There’s a pretty prominent position that’s about to open up with the UK government, calling for a fair amount of financial acumen and experience. The official recruitment process to find the next Governor of the Bank of England has begun, with Mark Carney set to stand down after six years of service at the end of January 2020.
For the first time in history, the British government has enlisted the services of a third-party recruitment company – Sapphire Partners – to help pinpoint the perfect candidate for the job. Despite the prominence of the position, the vacancy has been advertised publicly with a complete job description, along with a healthy salary of £480,000.
“The successful candidate must demonstrate that she/he can successfully lead, influence and manage a complex and powerful financial institution, inspiring confidence and credibility within the Bank, throughout financial markets, in the wider public arena and on the international stage. She/he will need a broad range of capabilities ranging from macroeconomics, to understanding developments in, and the structure of, financial markets, to macro-prudential and micro-prudential supervision.” – An extract from the official job description.
Of course, rank outsiders with a background in banking aren’t realistically in the running for the post. Instead, there’s a strong chance the decision is being made at this moment behind closed doors, by way of an elite selection committee approaching qualified candidates directly.
Nevertheless, it had previously been suggested that the looming menace of Brexit could deter many candidates from applying for the role. Given the immediacy of the post following Britain’s possible (or otherwise) exit from the EU, the new Governor of the Bank of England could have their work cut out from day one.
The Most Likely Candidates
In terms of who’s most likely to be appointed for the role, the most prominent internal candidates right now are Chief Economist Andy Haldane and Bank Deputy Governor Ben Broadbent. Nemat Shafik also has a strong chance of taking over as the new Governor, as does former Deputy Governor Andrew Bailey.
But what’s interesting in this instance is how the government is proactively using headhunters to locate potential external candidates for the first time. Not only this, but it’s no secret that the chancellor is under immense pressure to appoint more female candidates to higher-level positions within the Bank of England.
The appointment of Sapphire Partners represents a clear reflection of the government’s growing advocacy of high-level female roles. The specialist recruitment agency describes itself as “advocates for women in business” and is operated by a board of five female partners.

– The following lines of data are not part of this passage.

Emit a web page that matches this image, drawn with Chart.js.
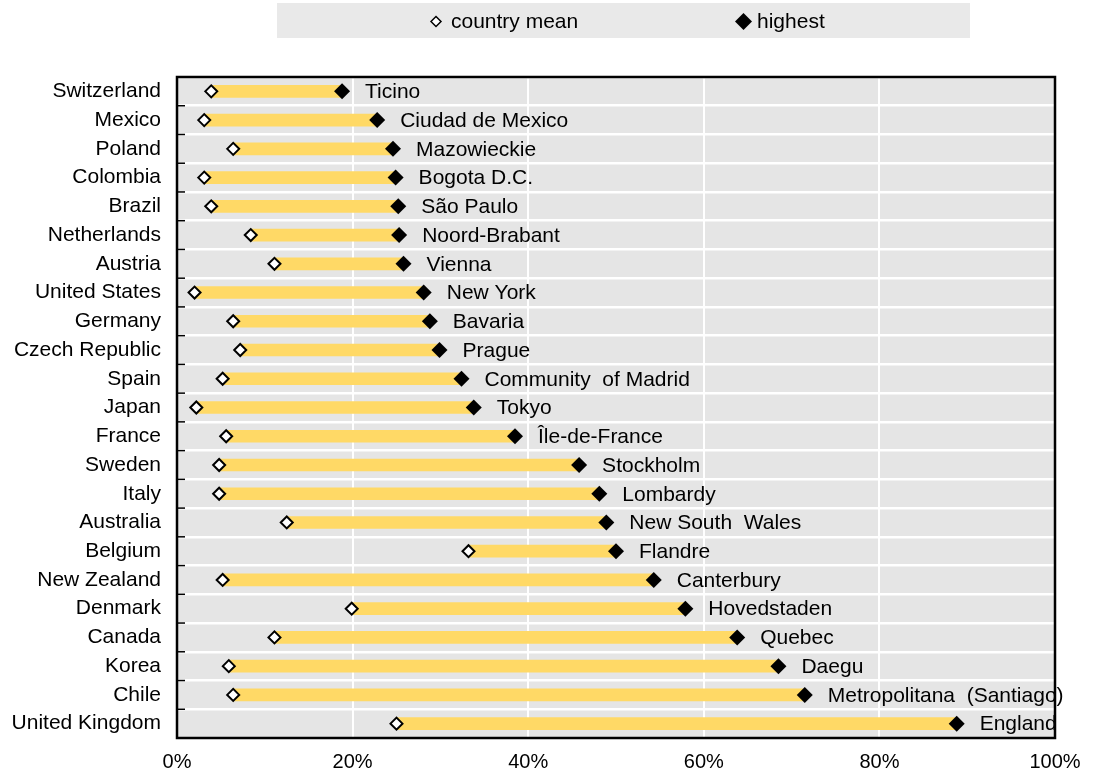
<!DOCTYPE html>
<html>
<head>
<meta charset="utf-8">
<script src="https://cdn.jsdelivr.net/npm/chart.js@4.4.0/dist/chart.umd.min.js"></script>
<style>
  body { margin: 0; background: #fff; }
  #wrap { width: 1096px; height: 784px; }
</style>
</head>
<body>
<div id="wrap"><canvas id="chart"></canvas></div>
<script>
// Countries (y categories), top to bottom
const countries = ['Switzerland', 'Mexico', 'Poland', 'Colombia', 'Brazil', 'Netherlands', 'Austria',
    'United States', 'Germany', 'Czech Republic', 'Spain', 'Japan', 'France', 'Sweden', 'Italy',
    'Australia', 'Belgium', 'New Zealand', 'Denmark', 'Canada', 'Korea', 'Chile', 'United Kingdom'];

// Region with the highest value in each country
const regions = ['Ticino', 'Ciudad de Mexico', 'Mazowieckie', 'Bogota D.C.', 'São Paulo', 'Noord-Brabant',
    'Vienna', 'New York', 'Bavaria', 'Prague', 'Community  of Madrid', 'Tokyo', 'Île-de-France', 'Stockholm',
    'Lombardy', 'New South  Wales', 'Flandre', 'Canterbury', 'Hovedstaden', 'Quebec', 'Daegu',
    'Metropolitana  (Santiago)', 'England'];

// Values in %
const meanVals = [3.9, 3.1, 6.4, 3.1, 3.9, 8.4, 11.1, 2.0, 6.4, 7.2, 5.2, 2.2, 5.6, 4.8, 4.8,
    12.5, 33.2, 5.2, 19.9, 11.1, 5.9, 6.4, 25.0];
const highVals = [18.8, 22.8, 24.6, 24.9, 25.2, 25.3, 25.8, 28.1, 28.8, 29.9, 32.4, 33.8, 38.5,
    45.8, 48.1, 48.9, 50.0, 54.3, 57.9, 63.8, 68.5, 71.5, 88.8];

// x axis ticks
const xTicks = [0, 20, 40, 60, 80, 100];

const FONT = "'Liberation Sans', Arial, sans-serif";

// grey plot background
const plotBackground = {
    id: 'plotBackground',
    beforeDraw(chart) {
        const { ctx, chartArea: a } = chart;
        ctx.save();
        ctx.fillStyle = '#e5e5e5';
        ctx.fillRect(a.left, a.top, a.right - a.left, a.bottom - a.top);
        ctx.restore();
    }
};

// frame, inner ticks and region labels
const frameAndLabels = {
    id: 'frameAndLabels',
    afterDatasetsDraw(chart) {
        const { ctx, chartArea: a } = chart;
        const yScale = chart.scales.y;
        ctx.save();

        // inner tick marks on category boundaries
        ctx.strokeStyle = '#000';
        ctx.lineWidth = 1.5;
        for (let i = 1; i < countries.length; i++) {
            const y = (yScale.getPixelForTick(i - 1) + yScale.getPixelForTick(i)) / 2;
            ctx.beginPath();
            ctx.moveTo(a.left, y);
            ctx.lineTo(a.left + 8, y);
            ctx.stroke();
        }

        // frame
        ctx.lineWidth = 2.5;
        ctx.strokeRect(a.left, a.top, a.right - a.left, a.bottom - a.top);

        // region labels next to the highest marker
        const meta = chart.getDatasetMeta(2);
        ctx.fillStyle = '#000';
        ctx.font = '21px ' + FONT;
        ctx.textBaseline = 'middle';
        ctx.textAlign = 'left';
        meta.data.forEach((pt, i) => {
            ctx.fillText(regions[i], pt.x + 23, pt.y + 1);
        });
        ctx.restore();
    }
};

// legend in a grey box
const greyLegend = {
    id: 'greyLegend',
    afterDraw(chart) {
        const { ctx } = chart;
        ctx.save();
        ctx.fillStyle = '#e9e9e9';
        ctx.fillRect(277, 3, 693, 35);

        const y = 21.5;
        // country mean
        ctx.beginPath();
        ctx.moveTo(436, y - 5); ctx.lineTo(441, y); ctx.lineTo(436, y + 5); ctx.lineTo(431, y);
        ctx.closePath();
        ctx.fillStyle = '#fff';
        ctx.fill();
        ctx.strokeStyle = '#000';
        ctx.lineWidth = 1.5;
        ctx.stroke();
        // highest
        ctx.beginPath();
        ctx.moveTo(743.5, y - 8.5); ctx.lineTo(752, y); ctx.lineTo(743.5, y + 8.5); ctx.lineTo(735, y);
        ctx.closePath();
        ctx.fillStyle = '#000';
        ctx.fill();

        ctx.font = '21px ' + FONT;
        ctx.textBaseline = 'middle';
        ctx.fillText(chart.data.datasets[1].label, 451, y + 1);
        ctx.fillText(chart.data.datasets[2].label, 757, y + 1);
        ctx.restore();
    }
};

const ctx = document.getElementById('chart');
new Chart(ctx, {
    type: 'bar',
    data: {
        labels: countries,
        datasets: [
            {
                type: 'bar',
                label: 'range',
                data: meanVals.map((m, i) => [m, highVals[i]]),
                backgroundColor: '#ffd966',
                borderWidth: 0,
                barThickness: 12,
                order: 3
            },
            {
                type: 'line',
                label: 'country mean',
                data: meanVals,
                showLine: false,
                pointStyle: 'rectRot',
                pointRadius: 6,
                pointBackgroundColor: '#fff',
                pointBorderColor: '#000',
                pointBorderWidth: 2,
                order: 2
            },
            {
                type: 'line',
                label: 'highest',
                data: highVals,
                showLine: false,
                pointStyle: 'rectRot',
                pointRadius: 8,
                pointBackgroundColor: '#000',
                pointBorderColor: '#000',
                pointBorderWidth: 0,
                order: 1
            }
        ]
    },
    options: {
        indexAxis: 'y',
        responsive: true,
        maintainAspectRatio: false,
        animation: false,
        layout: {
            padding: { top: 77, right: 41, left: 0, bottom: 0 }
        },
        plugins: {
            legend: { display: false },
            tooltip: { enabled: false }
        },
        scales: {
            x: {
                type: 'linear',
                min: 0,
                max: 100,
                afterBuildTicks: function(scale) {
                    scale.ticks = xTicks.map(v => ({ value: v }));
                },
                afterFit: function(scale) {
                    scale.height = 46;
                },
                ticks: {
                    callback: v => v + '%',
                    color: '#000',
                    padding: 12,
                    font: { family: FONT, size: 20 }
                },
                grid: {
                    color: '#fff',
                    lineWidth: 2,
                    drawTicks: false
                },
                border: { display: false }
            },
            y: {
                type: 'category',
                offset: true,
                afterFit: function(scale) {
                    scale.width = 177;
                },
                ticks: {
                    color: '#000',
                    padding: 16,
                    autoSkip: false,
                    font: { family: FONT, size: 21 }
                },
                grid: {
                    color: '#fff',
                    lineWidth: 2.5,
                    drawTicks: false,
                    offset: true
                },
                border: { display: false }
            }
        }
    },
    plugins: [plotBackground, frameAndLabels, greyLegend]
});
</script>
</body>
</html>
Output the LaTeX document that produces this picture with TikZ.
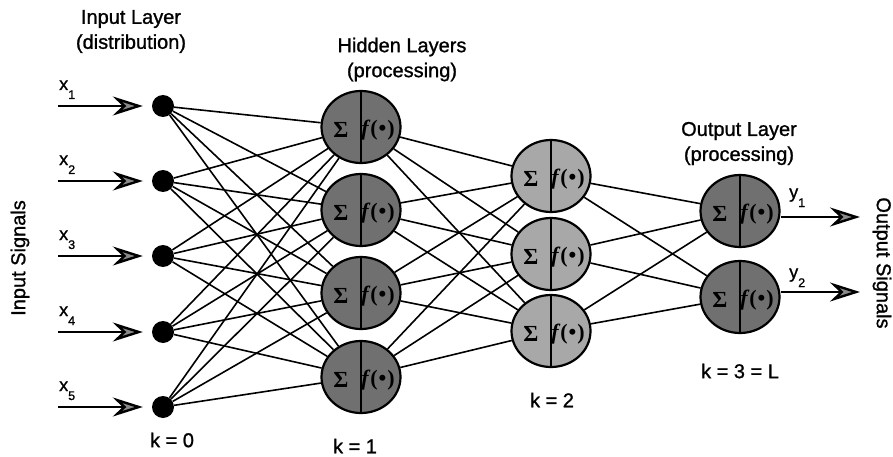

Gender diversity within the British Government has been a growing cause of controversy as of late – the Monetary Policy Committee (MPC) having been criticised for failing to appoint sufficient female candidates. Hence, it’s widely predicted that the government will give more consideration to qualified female candidates for the position of Bank of England Governor as of January next year.
The same also applies to international candidates – the government in general being urged to consider candidates beyond the borders of Britain.
As far as the Chancellor is concerned, whoever takes the torch from Mark Carney will have some rather large shoes to fill. The current governor of the Bank of England having “helped steer the UK economy through a challenging period,” according to Mr Hammond.
“Under Mark’s leadership the Bank of England has been at the forefront of reforms to make our financial system safer and more accountable,” the chancellor continued.
Along with a basic salary of £480,000, official records show that Mr Carney actually took home a total annual salary last year of more than £880,000.